Thursday, December 24, 2020

Advent 2020: December 24


Christmas Eve is the feast day of our first parents, Adam and Eve.  They are commemorated as saints in the calendars of the Eastern churches (Greeks, Syrians, Copts).  Under the influence of this Oriental practice, their veneration also spread to the West and because very popular towards the end of the first millennium of the Christian Era.  The Latin church has never officially introduced their feast, though it did not prohibit their popular veneration.  In many old churches of Europe their statutes may still be seen among the images of the saints.  Boys and girls who bore the names of Adam and Eve (quite popular in past centuries) celebrated their "Name Day" with great rejoicing.  In Germany the custom began in the sixteenth century of putting up a "paradise tree" in the homes to honor the first parents.  This was a fir tree laden with apples, and from it developed the modern Christmas tree.

--Francis X. Weiser



A very modern Christmas tree!

Farewell, Advent, Christmas is come!
Farewell from us both all and some!

1. With patience thou hast us fed,
And made us go hungry to bed;
For lack of meat we were nigh dead;
Farewell from us both all and some!

2. While thou hast been within our house,
We ate no pudding nor no souse, [pickled pork]
But stinking fish not worth a louse -
Farewell from us both all and some!

3. There was no fresh fish, far or near,
Salt fish and salmon was too dear;
And thus we have had heavy cheer;
Farewell from us both all and some!

4. Thou hast us fed with plaices thin,
Nothing on them but bone and skin;
Therefore our love thou shalt not win;
Farewell from us both all and some!

5. With mussels gaping at the moon
Thou hast us fed at night and noon -
Just once a week, and that too soon!
Farewell from us both all and some!

6. Our bread was brown, our ale was thin,
Our bread was musty in the bin,
Our ale sour before we did begin
Farewell from us both all and some!

7. Thou art of great ingratitude
Good meat from us for to exclude:
Thou art not kind, but very rude -
Farewell from us both all and some!

8. Thou dwellest with us against our will,
And yet thou givest us not our fill,
For lack of meat thou wouldest us spill [want to destroy us]
Farewell from us both all and some!

9. Above all things, thou art so mean
To make our cheeks both bare and lean.
I wish you were at Boughton Blean!
Farewell from us both all and some!

10. Come thou no more, here nor in Kent,
For if thou do, thou shalt be shent; [ruined]
It is enough to fast in Lent;
Farewell from us both all and some!

11. Thou mayest not dwell with none estate,
Therefore with us thou playest checkmate;
Go hence, or we will break thy pate!
Farewell from us both all and some!

12. Thou mayest not dwell with knight or squire,
For them thou mayest lie in the mire;
They love not thee, nor Lent, thy sire,
Farewell from us both all and some!

13. Thou mayest not dwell with labouring man,
For on thy fare no work he can,
For he must eat both now and then,
Farewell from us both all and some!

14. Though thou shalt dwell with monk and friar,
Canon and nuns once every year,
Yet thou shouldest make us better cheer,
Farewell from us both all and some!

15. This time of Christ's feast natal,
We will be merry, great and small,
And thou shalt go out of this hall;
Farewell from us both all and some!

16. Advent is gone, Christmas is come;
Be we merry now, all and some!
He is not wise that will be dumb
In ortu Regis omnium. [At the coming of the King of all things]

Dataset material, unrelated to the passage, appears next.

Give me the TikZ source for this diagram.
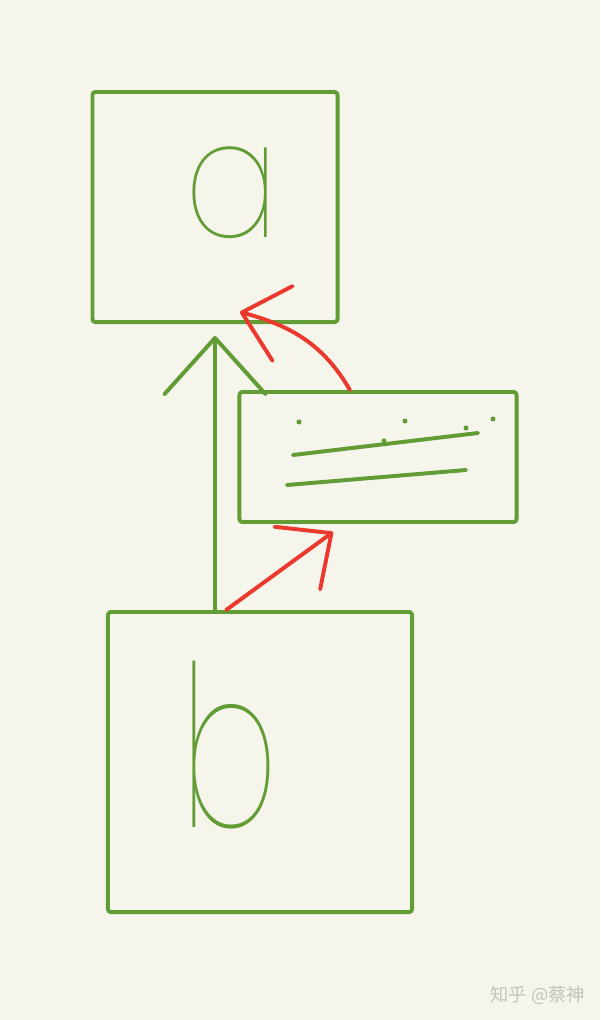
\documentclass[tikz,border=0pt]{standalone}
\usepackage{fontspec}
\newfontfamily\cjkfont{Noto Sans CJK SC}
\newfontfamily\thinfont{Poppins Thin}
\usepackage{tikz}
\usetikzlibrary{arrows.meta,calc}
\definecolor{paper}{RGB}{245,245,235}
\definecolor{pengreen}{RGB}{98,156,52}
\definecolor{penred}{RGB}{235,58,45}
\definecolor{markgray}{RGB}{196,196,190}
\tikzset{
  sketchbox/.style={draw=pengreen, line width=2.8pt, line join=round, rounded corners=2pt, inner sep=0pt},
  letter/.style={text=pengreen, inner sep=0pt},
  penline/.style={pengreen, line width=2.8pt, line cap=round},
  greenarrow/.style={pengreen, line width=2.8pt, line cap=round, -{Straight Barb[round, length=40pt, width=72pt]}},
  redarrow/.style={penred, line width=2.8pt, line cap=round, -{Straight Barb[round, length=30pt, width=55pt]}}
}

\begin{document}
\begin{tikzpicture}[x=0.025cm, y=0.025cm]
    \fill [paper] (0,0) rectangle (600,-1020);
    \useasboundingbox (0,0) rectangle (600,-1020);

    % the three boxes
    \node [sketchbox, minimum width=6.125cm, minimum height=5.75cm] (a) at (215,-207) {};
    \node [letter, xscale=0.85, font=\thinfont\fontsize{118}{118}\selectfont] (lettera) at (232,-193) {a};

    \node [sketchbox, minimum width=6.925cm, minimum height=3.25cm] (mid) at (378,-457) {};

    \node [sketchbox, minimum width=7.6cm, minimum height=7.5cm] (b) at (260,-762) {};
    \node [letter, xscale=0.65, font=\thinfont\fontsize{160}{160}\selectfont] (letterb) at (230,-745) {b};

    % lines and dots inside the middle box
    \draw [penline] (293,-455) -- (478,-433);
    \draw [penline] (287,-485) -- (466,-470);
    \foreach \p in {(299,-422),(405,-421),(466,-428),(493,-419),(384,-441)}
      \fill [pengreen] \p circle (1.8pt);

    % arrows
    \draw [greenarrow] (b.north -| a.south) -- ($(a.south)+(0,-12)$);
    \draw [redarrow] ($(mid.north west)!0.4!(mid.north east)$) to[out=120, in=-15] ($(a.south west)!0.6!(a.south east)+(0,12)$);
    \draw [redarrow] ($(b.north west)!0.39!(b.north east)$) -- ($(mid.south west)!0.34!(mid.south east)+(0,-8)$);

    \node [text=markgray, font=\cjkfont\fontsize{13}{13}\selectfont, anchor=east] (mark) at (590,-995) {知乎 @蔡神};
\end{tikzpicture}
\end{document}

--English Carol, 15th century

It is strange that the gospel read at the beginning of the time of preparation for Christmas is that of the end of the whole history of the world.  Yet that is not really surprising.  For what is afoot in a small beginning is best recognized by the magnitude of its end.  what was really meant and actually happened by the coming, the "advent", of the redeemer is best gathered from that contemplation of his coming which we rather misleadingly call the "second coming."  For in reality is it the fulfillment of his one coming which is still in progress at the present time.

--Karl Rahner

Marana tha.

--1 Corinthians 16:22


1 comment:

  1. I think that there is a church in Dublin under the patronage of Adam and Eve, referenced in the first "sentence" in Finnegans Wake:

    riverrun, past Eve and Adam’s, from swerve of shore to bend of bay, brings us by a commodius vicus of recirculation back to Howth Castle and Environs.